The Department of Health and Human Services (HHS) under President Trump also has aided the cause of worker liberty in the wake of Janus. On May 2, 2019, HHS issued a final rule to protect independent non-joining home care providers who are partly or fully compensated by state Medicaid funds from automatic dues assessments by public employee unions. This practice, known as “dues-skimming,” has gained favor in many states in recent years. With government serving as a de facto collection agency for public-sector unions, the unions have generated an extra $200 million a year in revenues. The SEIU and AFSCME in particular have found this arrangement lucrative. The regulation, not unexpectedly, has run into resistance. Only a little over a week after publication of the final rule, attorneys general in five states – California, Connecticut, Massachusetts, Oregon and Washington – sued HHS to block the rule from going into effect. The SEIU, in typical demagogic form, called the regulation “racist” and an “attempt to silence home care workers,” as if these workers are delerious over being forced to pay for representation they never sought in the first place. California in particular has ignored the rule.

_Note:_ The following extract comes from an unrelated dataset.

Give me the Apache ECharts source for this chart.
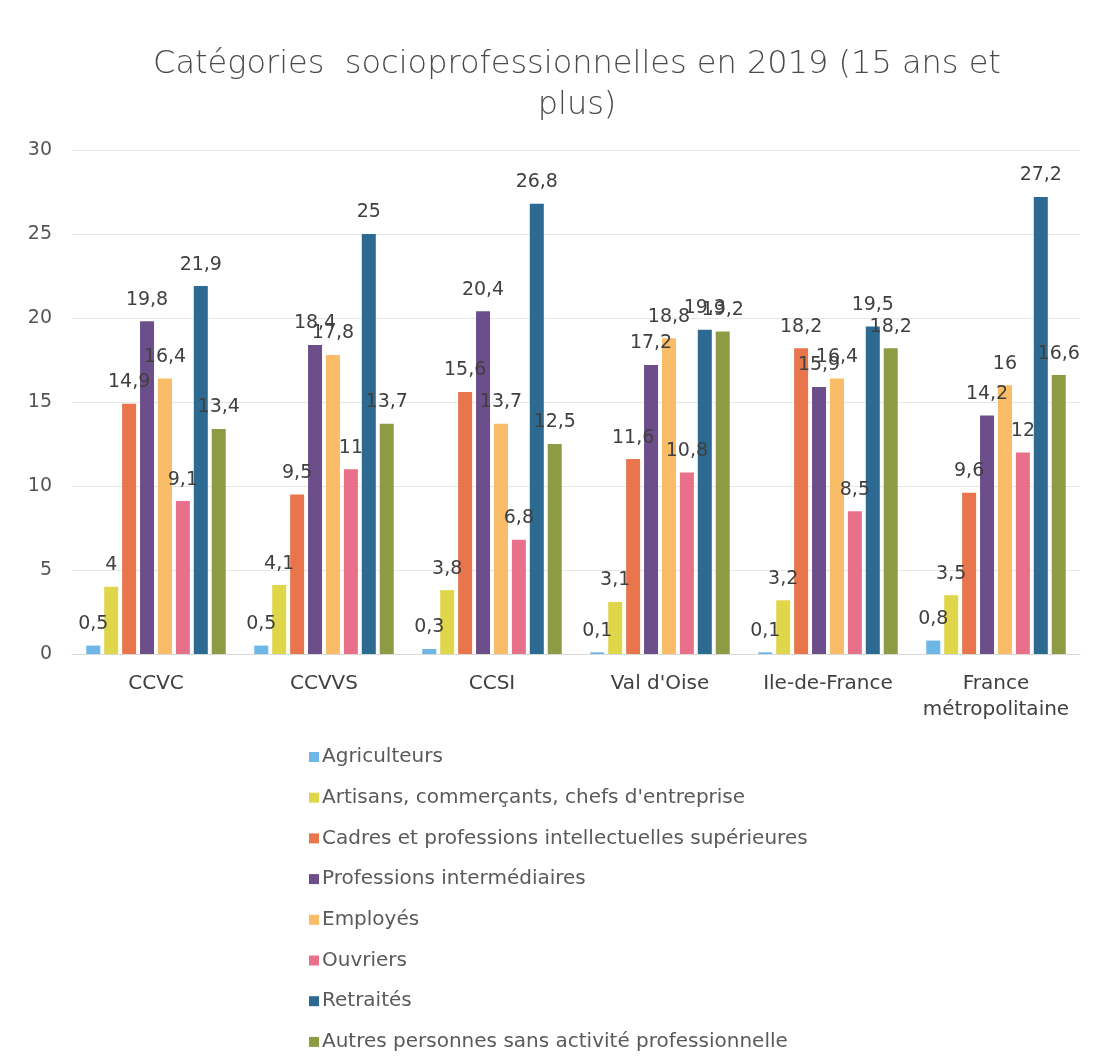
<!DOCTYPE html>
<html>
<head>
<meta charset="utf-8">
<script src="https://cdn.jsdelivr.net/npm/echarts@6/dist/echarts.min.js"></script>
<style>
    html, body { margin: 0; padding: 0; background: #fff; }
    #chart { width: 1120px; height: 1064px; }
</style>
</head>
<body>
<div id="chart"></div>
<script>
// territoires
var territoires = ["CCVC", "CCVVS", "CCSI", "Val d'Oise", "Ile-de-France", "France\nmétropolitaine"];

// valeurs par catégorie (%)
var agriculteurs = [0.5, 0.5, 0.3, 0.1, 0.1, 0.8];
var artisans = [4, 4.1, 3.8, 3.1, 3.2, 3.5];
var cadres = [14.9, 9.5, 15.6, 11.6, 18.2, 9.6];
var profInter = [19.8, 18.4, 20.4, 17.2, 15.9, 14.2];
var employes = [16.4, 17.8, 13.7, 18.8, 16.4, 16];
var ouvriers = [9.1, 11, 6.8, 10.8, 8.5, 12];
var retraites = [21.9, 25, 26.8, 19.3, 19.5, 27.2];
var autres = [13.4, 13.7, 12.5, 19.2, 18.2, 16.6];

var yTicks = [0, 5, 10, 15, 20, 25, 30];

var seriesDef = [
    {name: "Agriculteurs", data: agriculteurs, color: "#6db6e6"},
    {name: "Artisans, commerçants, chefs d'entreprise", data: artisans, color: "#dfd64a"},
    {name: "Cadres et professions intellectuelles supérieures", data: cadres, color: "#e8754c"},
    {name: "Professions intermédiaires", data: profInter, color: "#6c4f8a"},
    {name: "Employés", data: employes, color: "#f8bd66"},
    {name: "Ouvriers", data: ouvriers, color: "#e8708a"},
    {name: "Retraités", data: retraites, color: "#2c6a92"},
    {name: "Autres personnes sans activité professionnelle", data: autres, color: "#8e9b45"}
];

var FONT = "DejaVu Sans";

var chart = echarts.init(document.getElementById("chart"));

var series = seriesDef.map(function (s) {
    return {
        type: "bar",
        name: s.name,
        data: s.data,
        barWidth: 14,
        barGap: "28%",
        itemStyle: {color: s.color},
        label: {
            show: true,
            position: "top",
            distance: 12,
            color: "#404040",
            fontSize: 19,
            fontFamily: FONT,
            formatter: function (p) {
                return String(p.value).replace(".", ",");
            }
        }
    };
});

chart.setOption({
    animation: false,
    backgroundColor: "#fff",
    title: {
        text: "Catégories  socioprofessionnelles en 2019 (15 ans et\nplus)",
        left: 572,
        textAlign: "center",
        top: 39,
        textStyle: {
            fontFamily: FONT,
            fontWeight: 200,
            fontSize: 32,
            color: "#4a4a4a",
            lineHeight: 41
        }
    },
    legend: {
        orient: "vertical",
        left: 304,
        top: 742,
        itemWidth: 10,
        itemHeight: 10,
        itemGap: 20.7,
        icon: "rect",
        data: seriesDef.map(function (s) { return s.name; }),
        textStyle: {
            fontFamily: FONT,
            fontSize: 20,
            color: "#5a5a5a",
            lineHeight: 20,
            padding: [0, 0, 0, -2]
        }
    },
    grid: {
        left: 72,
        right: 40,
        top: 150,
        bottom: 410
    },
    xAxis: {
        type: "category",
        data: territoires,
        axisTick: {show: false},
        axisLine: {lineStyle: {color: "#d9d9d9"}},
        axisLabel: {
            interval: 0,
            fontFamily: FONT,
            fontSize: 20,
            color: "#404040",
            margin: 17,
            lineHeight: 26
        }
    },
    yAxis: {
        type: "value",
        min: yTicks[0],
        max: yTicks[yTicks.length - 1],
        interval: 5,
        axisLabel: {
            fontFamily: FONT,
            fontSize: 19,
            color: "#555",
            margin: 20
        },
        splitLine: {lineStyle: {color: "#e6e6e6"}}
    },
    series: series
});
</script>
</body>
</html>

Even more potentially significant than the Janus ruling have been subsequent efforts by former union members and/or current fee payers to challenge the idea of forced representation. In other words, rather than be satisfied simply with not having to pay dues to a union, some dissenting workers are challenging their unions authority to bargain exclusively on their behalf. Academia is a common setting for such cases. In a pair cases of cases filed in federal district courts in 2018 by the Columbus, Ohio-based Buckeye Institute, Jade Thompson, a high school teacher in Ohio, and Kathleen Uradnik, a professor of political science at St. Cloud University in Minnesota, argued that their respective unions, by forcing them to accept representation they never asked for, violated their First Amendment rights. Similarly, in early January, Jonathan Reisman, an associate professor of economics at the University of Maine, filed an appeal with the U.S. Supreme Court to review a circuit court ruling that rejected his claim that mandatory representation violated his rights. Here, too, the Buckeye Institute is representing the plaintiffs. All three cases are active.

To summarize, public-sector unions are not public-spirited. They are intensely political organizations, ever focused on maximizing opportunities for organizing, representation, and bargaining, and on forging alliances with supportive office seekers and holders. Their own interests come first. And up to a point, those interests heavily overlap with those of their employers. Indeed, given their track record, it would be remarkable if the unions weren’t doing everything in their power to circumvent the Supreme Court. These unions are not going to abandon their expansion plans simply because their financial balance sheets are healthy for now. They are determined to win, economically and politically. Two years after being handed down, the Supreme Court’s Janus decision appears to be a start rather than a finish. Its necessity is more evident than ever.